The principle expands, almost on its own. The Jews in Warsaw were powerless to stop what happened to them. Slaves on the Middle Passage were powerless to stop that iniquitous traffic. Remember that Demos is unholy, and Demos reserves the right to change at any time. And we decided to follow him.

A Suggestion

This is why I would suggest to pro-lifers that we stop talking about the sanctity of human life. Human life is not the standard; human life is what the standard protects. The standard is the holy will of a holy God, whose word never changes or alters to suit out whims. We need to recover a sense of the sanctity of God’s law, and the consequent dignity of human life. If we make human life the standard, we are slipping into the lexical world of Demos—and then one of the things we lose is the ability to protect innocent human life.

Without God’s law/word overarching us, all we are is a random collection of bits of protoplasm.

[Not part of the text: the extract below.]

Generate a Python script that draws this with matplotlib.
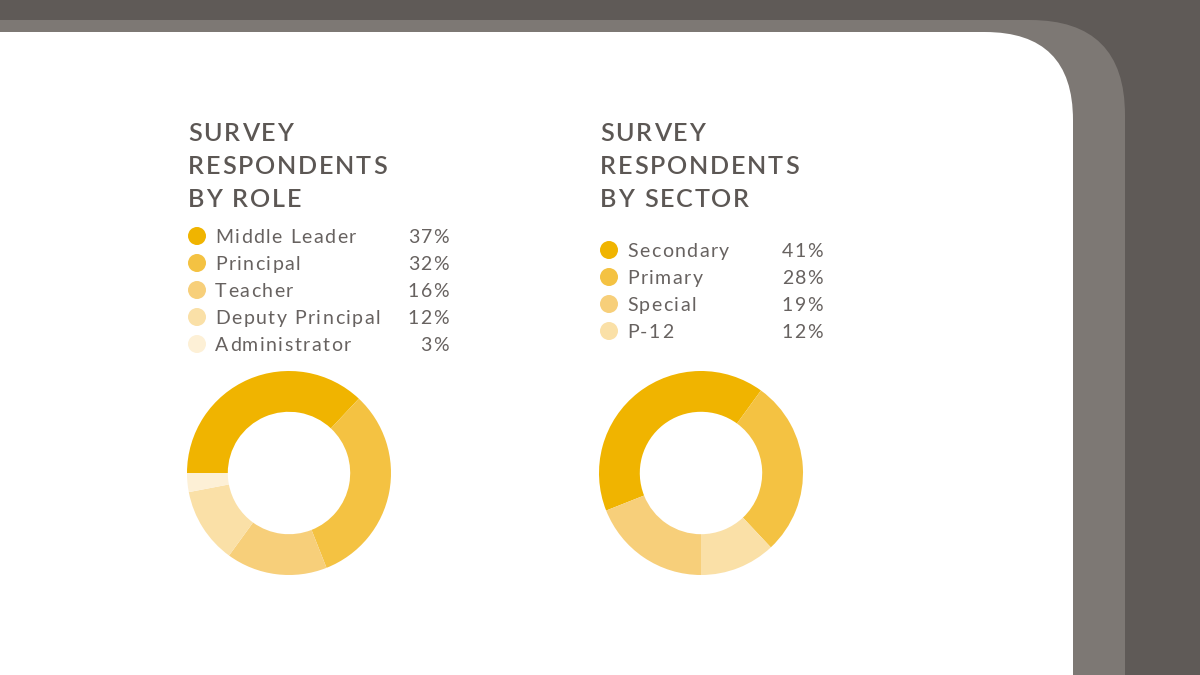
import matplotlib
matplotlib.use("Agg")
import matplotlib.pyplot as plt
from matplotlib.patches import FancyBboxPatch, Circle
from matplotlib.font_manager import FontProperties, findfont, get_font

# data
role_labels = ["Middle Leader", "Principal", "Teacher", "Deputy Principal", "Administrator"]
role_values = [37, 32, 16, 12, 3]
role_colors = ["#f0b400", "#f4c242", "#f7cf7a", "#fae0a7", "#fdf0d6"]

sector_labels = ["Secondary", "Primary", "Special", "P-12"]
sector_values = [41, 28, 19, 12]
sector_colors = ["#f0b400", "#f4c242", "#f7cf7a", "#fae0a7"]

DARK = "#5f5a57"
MID = "#7d7874"
TEXT = "#5c5754"
LEG_TEXT = "#676260"
DPI = 100

fig = plt.figure(figsize=(12, 6.75), dpi=DPI, facecolor=DARK)
bg = fig.add_axes([0, 0, 1, 1])
bg.set_xlim(0, 1200)
bg.set_ylim(675, 0)
bg.axis("off")

# rounded panels
bg.add_patch(FancyBboxPatch((-300, 20), 1425, 900, boxstyle="round,pad=0,rounding_size=95",
                            fc=MID, ec="none"))
bg.add_patch(FancyBboxPatch((-300, 32), 1373, 900, boxstyle="round,pad=0,rounding_size=88",
                            fc="white", ec="none"))


def spaced_text(x, y, s, size, track, weight="normal", ha="left", color=TEXT):
    # matplotlib has no letter spacing, so place glyphs one by one
    fp = FontProperties(family="Lato", weight=weight, size=size)
    font = get_font(findfont(fp))
    font.set_size(size, DPI)
    adv = []
    for ch in s:
        g = font.load_char(ord(ch))
        adv.append(g.linearHoriAdvance / 65536)
    total = sum(adv) + track * (len(s) - 1)
    cx = x - total if ha == "right" else x
    for ch, a in zip(s, adv):
        bg.text(cx, y, ch, fontproperties=fp, color=color, va="baseline", ha="left")
        cx += a + track


def panel(x0, title_lines, legend_y0, labels, values, colors, pct_x):
    for i, line in enumerate(title_lines):
        spaced_text(x0, 141 + 33 * i, line, 18.1, 1.8, weight="semibold")
    for i, (lab, val, col) in enumerate(zip(labels, values, colors)):
        cy = legend_y0 + 27 * i
        bg.add_patch(Circle((x0 + 9, cy), 9, fc=col, ec="none"))
        spaced_text(x0 + 27, cy + 7, lab, 14, 1.5, color=LEG_TEXT)
        spaced_text(pct_x, cy + 7, f"{val}%", 14, 1.5, ha="right", color=LEG_TEXT)


def donut(cx, cy, r, values, colors, start):
    ax = fig.add_axes([(cx - r) / 1200, (675 - cy - r) / 675, 2 * r / 1200, 2 * r / 675])
    ax.pie(values, colors=colors, startangle=start, counterclock=False, radius=1,
           wedgeprops=dict(width=0.4, edgecolor="none", linewidth=0))
    ax.set_xlim(-1, 1)
    ax.set_ylim(-1, 1)
    ax.axis("off")


panel(188, ["SURVEY", "RESPONDENTS", "BY ROLE"], 236, role_labels, role_values, role_colors, 449)
panel(600, ["SURVEY", "RESPONDENTS", "BY SECTOR"], 250, sector_labels, sector_values, sector_colors, 823)

donut(289, 473, 102, role_values, role_colors, 180)
# sector ring goes Secondary, Primary, P-12, Special clockwise
order = [0, 1, 3, 2]
donut(701, 473, 102, [sector_values[i] for i in order], [sector_colors[i] for i in order], 201.6)

fig.savefig("out.png", dpi=DPI, facecolor=DARK)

Babies come to a point where their hearts start beating, but the same thing happens to gestational rats. Heartbeats are not the standard, pain-capability is not the standard, the misbehavior of one or more of the parents is not the standard, and the sex of the child is not the standard. The standard is what Moses brought down off the mountain, tablets still smoking, and with the backdrop behind him being the top of the mountain on fire. If you doubt what I say, read the accounts in Exodus. If you still doubt it, look at pictures of the real Mount Sinai (in Saudi Arabia, not Egypt). The top of that mountain is blackened to this day.

That law is the standard. It is a holy standard, and it cannot be reconciled with secular democracy.

Secular democracy is bloodthirsty. Unbelieving cultures have always practiced human sacrifice, including child sacrifice, and ours has been no exception. I said earlier that the end goal of all consistent pro-lifers is the abolition of human abortion. But we need to understand what is entailed in having this as our goal. Human abortion is the blood sacrament of the secularists, and there is no way to abolish human abortion without simultaneously overthrowing the secular order.

Not only is it a small price to pay, it would be better to say that it is no price to pay. This is the way out. This is liberation. This is the way out of the house of bondage. This is the grace of God. He is good, and so His law is good. He is immutable, and so His law is always good.